Corrected Post Script
After reading all relevant archive papers on this subject, the core papers are as follows: arXiv:0905.4641v1 for another presentation of Tumulka's arguments, arXiv:1002.1392 for a nice solution of the puzzle of the dispute by Nicolas Gisis and arXiv:1006.2485 (and references inside) by Antoine Suarez for some relevant comparison with his "before-before" model.
The moral of the story is that the origin of the dispute stems from a different expectation about the degree to which a relativistic theory should be covariant. (Tumulka's "flash ontology" requires a less stringent covariant condition.) Therefore Conway's claim that FWT rules out stochastic models is false.

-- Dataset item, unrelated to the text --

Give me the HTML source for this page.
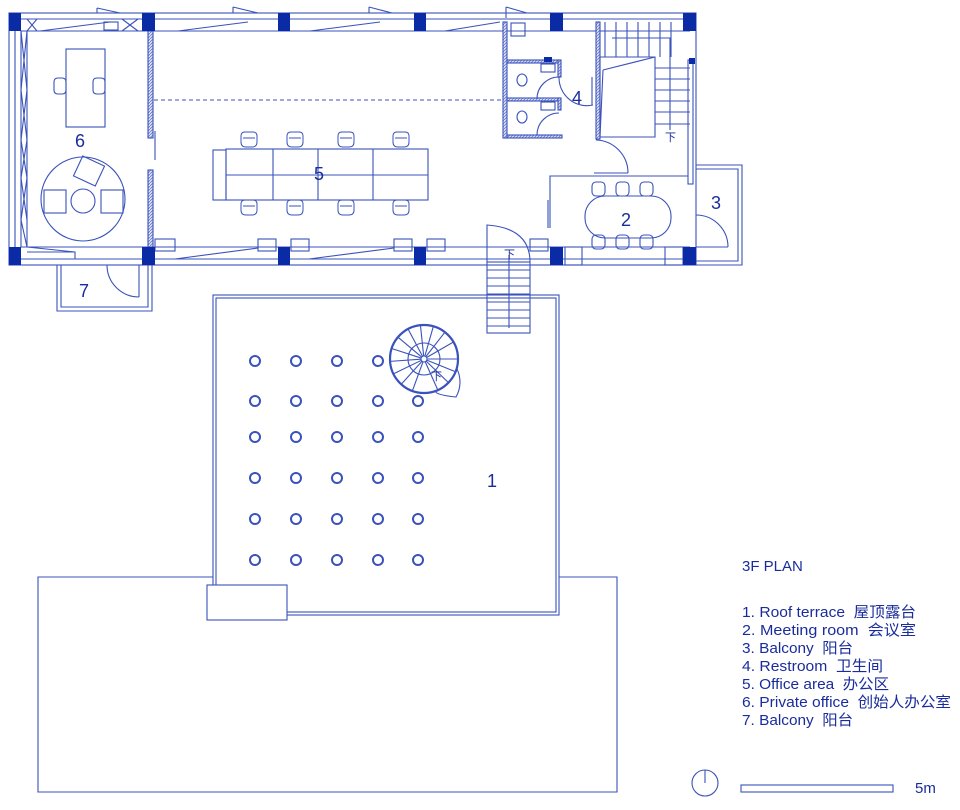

Suarez's „before-before" model shows something more: SPIN, TWIN, and MIN does not prove the free will theorem because he managed to produce a counter-example (albeit logically inconsistent and ruled out by experiments). Instead, the FWT should be derived from full quantum formalism and the MIN axiom for deterministic models. Suarez's toy model obeys SPIN and TWIN under the standard EPR experiment, but it is incompatible with the C* algebra (and in particular with Hardy's 5 axioms) because it predicts violations of entanglement under certain conditions.